Slick Sheet: Project
The University of Texas at Arlington and collaborators will develop a novel hybrid cooling technology to address the growing need for advanced thermal management solutions for high-power data centers.

Slick Sheet: Project
Intel Federal will develop ultra-low-thermal resistance, coral-shaped immersion cooling heat sinks integrated with a 3D vapor chamber cavity for high-power devices. Intel’s design would address the challenge of adapting two-phase immersion cooling by optimizing 3D vapor chambers to spread the heat more effectively. This is paired with innovative boiling enhancement coatings to reduce thermal resistance by promoting high nucleation site density.

Slick Sheet: Project
As part of their Category A effort, HP will work with partners to develop an aggressive liquid cooling solution that reduces the need for thermal interface material and the number of thermal interfaces between high-power CPUs/GPUs and the coolant, thereby dramatically lowering the package thermal resistance. The proposed approach leverages HP’s inkjet microfluidics platform and relies on first coupling silicon microchannels to a device’s surface, and then by embedding microfluidics deeper into the device as a future step.

Slick Sheet: Project
JetCool will develop a microconvective cooling technology that combines and optimizes two distinct cooling approaches to provide the highest levels of energy efficiency in data centers.
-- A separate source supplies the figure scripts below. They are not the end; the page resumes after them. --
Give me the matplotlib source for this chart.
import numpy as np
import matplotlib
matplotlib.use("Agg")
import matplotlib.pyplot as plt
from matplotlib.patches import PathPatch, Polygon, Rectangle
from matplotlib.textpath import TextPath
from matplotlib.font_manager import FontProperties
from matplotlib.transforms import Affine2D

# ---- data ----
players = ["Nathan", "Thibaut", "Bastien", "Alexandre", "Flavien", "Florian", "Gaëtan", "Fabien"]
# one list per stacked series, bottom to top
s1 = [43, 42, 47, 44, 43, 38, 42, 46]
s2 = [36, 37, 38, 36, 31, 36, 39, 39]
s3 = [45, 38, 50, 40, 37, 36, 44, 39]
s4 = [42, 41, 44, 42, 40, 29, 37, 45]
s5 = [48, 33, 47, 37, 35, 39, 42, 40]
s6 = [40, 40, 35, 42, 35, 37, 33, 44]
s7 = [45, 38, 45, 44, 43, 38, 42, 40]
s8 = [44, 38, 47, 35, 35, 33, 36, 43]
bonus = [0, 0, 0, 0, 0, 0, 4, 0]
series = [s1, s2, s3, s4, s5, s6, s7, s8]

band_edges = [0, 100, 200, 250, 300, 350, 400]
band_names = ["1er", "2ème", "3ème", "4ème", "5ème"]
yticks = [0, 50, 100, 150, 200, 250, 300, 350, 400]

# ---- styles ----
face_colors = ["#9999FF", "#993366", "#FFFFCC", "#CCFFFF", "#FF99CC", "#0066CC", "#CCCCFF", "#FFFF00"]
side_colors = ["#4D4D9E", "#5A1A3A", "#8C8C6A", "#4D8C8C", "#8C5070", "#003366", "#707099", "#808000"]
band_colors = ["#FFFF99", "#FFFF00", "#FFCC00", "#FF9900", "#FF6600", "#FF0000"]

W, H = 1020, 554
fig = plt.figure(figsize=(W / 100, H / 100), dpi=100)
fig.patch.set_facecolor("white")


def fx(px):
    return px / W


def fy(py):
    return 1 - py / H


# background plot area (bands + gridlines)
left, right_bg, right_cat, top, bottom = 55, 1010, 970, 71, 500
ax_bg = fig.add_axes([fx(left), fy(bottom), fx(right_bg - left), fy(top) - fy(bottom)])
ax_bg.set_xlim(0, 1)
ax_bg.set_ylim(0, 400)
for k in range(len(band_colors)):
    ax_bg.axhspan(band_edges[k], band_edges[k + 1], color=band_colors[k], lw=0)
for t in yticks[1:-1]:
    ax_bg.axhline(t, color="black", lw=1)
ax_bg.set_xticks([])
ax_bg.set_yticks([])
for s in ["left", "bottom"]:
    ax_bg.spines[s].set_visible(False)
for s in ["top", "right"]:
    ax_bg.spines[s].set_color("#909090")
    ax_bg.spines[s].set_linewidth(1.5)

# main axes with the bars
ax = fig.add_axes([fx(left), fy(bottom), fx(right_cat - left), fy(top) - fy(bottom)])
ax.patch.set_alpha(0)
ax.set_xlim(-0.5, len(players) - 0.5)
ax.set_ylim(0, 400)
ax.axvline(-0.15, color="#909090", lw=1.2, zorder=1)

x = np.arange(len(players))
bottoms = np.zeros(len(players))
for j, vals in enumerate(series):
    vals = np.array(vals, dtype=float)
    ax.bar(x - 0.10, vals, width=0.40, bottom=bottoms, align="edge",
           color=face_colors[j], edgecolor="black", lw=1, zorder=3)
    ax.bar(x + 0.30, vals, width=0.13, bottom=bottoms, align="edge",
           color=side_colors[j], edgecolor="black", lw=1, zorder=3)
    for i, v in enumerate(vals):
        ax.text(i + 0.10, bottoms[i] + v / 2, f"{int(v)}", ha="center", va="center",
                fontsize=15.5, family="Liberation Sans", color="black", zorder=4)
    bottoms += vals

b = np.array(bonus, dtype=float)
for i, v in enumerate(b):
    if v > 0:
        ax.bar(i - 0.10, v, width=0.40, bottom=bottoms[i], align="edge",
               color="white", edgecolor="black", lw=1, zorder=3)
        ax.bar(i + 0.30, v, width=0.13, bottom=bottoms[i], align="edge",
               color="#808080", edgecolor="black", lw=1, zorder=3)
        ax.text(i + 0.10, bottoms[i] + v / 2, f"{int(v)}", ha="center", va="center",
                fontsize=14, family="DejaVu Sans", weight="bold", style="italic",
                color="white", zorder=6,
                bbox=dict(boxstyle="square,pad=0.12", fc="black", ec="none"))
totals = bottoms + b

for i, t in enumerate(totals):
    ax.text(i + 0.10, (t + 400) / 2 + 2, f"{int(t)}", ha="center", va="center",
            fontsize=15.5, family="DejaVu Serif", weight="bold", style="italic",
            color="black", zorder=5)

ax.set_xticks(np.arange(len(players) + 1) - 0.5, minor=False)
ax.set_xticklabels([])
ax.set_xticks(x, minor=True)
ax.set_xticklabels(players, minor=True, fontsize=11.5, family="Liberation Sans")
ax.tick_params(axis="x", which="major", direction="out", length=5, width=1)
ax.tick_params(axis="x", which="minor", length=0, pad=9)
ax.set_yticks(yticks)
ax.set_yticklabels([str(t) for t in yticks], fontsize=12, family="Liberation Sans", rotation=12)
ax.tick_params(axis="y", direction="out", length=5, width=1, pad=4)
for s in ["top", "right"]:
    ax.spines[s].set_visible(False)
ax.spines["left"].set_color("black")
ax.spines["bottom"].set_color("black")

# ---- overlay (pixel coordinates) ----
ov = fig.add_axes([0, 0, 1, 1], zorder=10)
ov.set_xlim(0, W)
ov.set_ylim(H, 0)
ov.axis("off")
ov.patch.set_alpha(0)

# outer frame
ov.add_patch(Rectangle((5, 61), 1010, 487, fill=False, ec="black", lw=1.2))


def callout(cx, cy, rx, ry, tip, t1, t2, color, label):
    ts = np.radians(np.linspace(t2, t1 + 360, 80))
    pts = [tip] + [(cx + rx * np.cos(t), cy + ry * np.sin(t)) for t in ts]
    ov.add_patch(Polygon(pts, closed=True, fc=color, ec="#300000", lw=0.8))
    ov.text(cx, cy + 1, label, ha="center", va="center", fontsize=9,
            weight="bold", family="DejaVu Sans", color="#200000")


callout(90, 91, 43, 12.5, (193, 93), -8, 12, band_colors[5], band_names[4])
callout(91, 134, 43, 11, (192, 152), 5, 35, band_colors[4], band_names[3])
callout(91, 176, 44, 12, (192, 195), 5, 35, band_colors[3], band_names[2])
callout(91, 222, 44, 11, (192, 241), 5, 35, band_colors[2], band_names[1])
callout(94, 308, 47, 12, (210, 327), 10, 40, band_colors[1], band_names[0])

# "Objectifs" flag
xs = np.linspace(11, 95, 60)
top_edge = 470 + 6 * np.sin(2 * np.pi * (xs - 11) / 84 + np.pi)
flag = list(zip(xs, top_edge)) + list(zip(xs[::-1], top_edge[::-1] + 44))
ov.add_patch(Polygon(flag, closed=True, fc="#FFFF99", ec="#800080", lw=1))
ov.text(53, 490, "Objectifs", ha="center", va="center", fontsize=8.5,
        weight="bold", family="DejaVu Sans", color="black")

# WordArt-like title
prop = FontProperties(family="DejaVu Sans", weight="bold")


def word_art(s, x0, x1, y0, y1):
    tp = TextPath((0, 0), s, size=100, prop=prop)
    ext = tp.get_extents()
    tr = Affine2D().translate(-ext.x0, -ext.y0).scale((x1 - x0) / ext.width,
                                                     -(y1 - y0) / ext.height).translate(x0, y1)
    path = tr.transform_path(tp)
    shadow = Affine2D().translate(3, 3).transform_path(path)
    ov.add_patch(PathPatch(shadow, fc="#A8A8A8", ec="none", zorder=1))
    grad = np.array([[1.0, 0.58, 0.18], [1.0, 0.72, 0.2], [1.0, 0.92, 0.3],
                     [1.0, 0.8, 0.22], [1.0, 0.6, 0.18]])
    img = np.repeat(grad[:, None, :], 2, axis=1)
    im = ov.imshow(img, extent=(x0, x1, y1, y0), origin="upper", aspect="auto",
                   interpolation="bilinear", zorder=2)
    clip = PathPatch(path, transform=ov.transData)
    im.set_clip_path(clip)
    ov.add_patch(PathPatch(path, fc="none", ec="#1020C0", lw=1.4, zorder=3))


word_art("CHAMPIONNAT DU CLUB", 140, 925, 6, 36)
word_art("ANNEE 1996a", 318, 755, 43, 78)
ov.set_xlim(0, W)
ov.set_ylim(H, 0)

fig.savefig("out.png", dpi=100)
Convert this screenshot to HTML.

JetCool’s micro-convective cooling modules lower CPU temperatures, reducing leakage current and resulting in power savings of 8-10% while an in-server radiator eliminates the need for server-dedicated air cooling in the data center to provide significant additional energy savings.

Slick Sheet: Project
The University of Missouri will develop a hybrid mechanical-capillary-drive two-phase loop that could serve as an ideal cooling solution for data centers. The proposed technology offers numerous advantages over existing phase-change processes such as flow boiling and condensation, including dual-mode operation, low thermal resistance, high heat flux, low pumping power consumption, high power density, reliable operation, and a fully scalable design.

Slick Sheet: Project
The National Renewable Energy Laboratory (NREL), Sandia National Laboratories, and the Georgia Institute of Technology will develop testing protocols to evaluate the cooling technologies developed by COOLERCHIPS projects in real data center operating conditions. The scale will range from the component level to the rack level and all the way up to full edge data centers.

Slick Sheet: Project
As part of a Category A project, HRL Laboratories will develop a novel data center thermal management system with low thermal resistance and greater energy efficiency to reduce power consumption for the next generation of data center servers. HRL’s system utilizes aligned graphite micro-fins and additively manufactured flow manifolds to overcome performance limitations common to existing cooling blocks and provide unprecedented cooling for current and future processors.

Slick Sheet: Project
Nvidia will develop a novel modular datacenter with an innovative cooling system that combines direct-to-chip, pumped two-phase and single-phase immersion in a rack manifold with built-in pumps and a liquid-vapor separator. The design cools chips with a two-phase cold plate, while the rest of the server components with lower power density will be submerged inside a hermetically sealed immersion sled with the servers cooled using green refrigerants for the twophase cooling and dielectric fluid for the immersion.

Slick Sheet: Project
The University of California, Davis, will develop a suite of holistic thermal management solutions for modular datacenters used for edge computing. Their design innovations include efficient heat extraction from CPU and GPU chips with a liquid cooled loop and dissipation of this heat to the ambient by use of high-efficiency, low-cost heat exchangers. Auxiliary electronics in the server boards would be cooled with a secondary loop that rejects heat radiatively to the atmosphere.

Slick Sheet: Project
The University of Maryland will develop an integrated decision support software tool for the design of next-generation data centers that seamlessly links the existing open-source software for modeling reliability, energy, carbon footprint, and cost with an innovative co-simulation framework. This tool will permit data center designers to develop transformational and disruptive design advances compared to existing state-of-the-art technologies.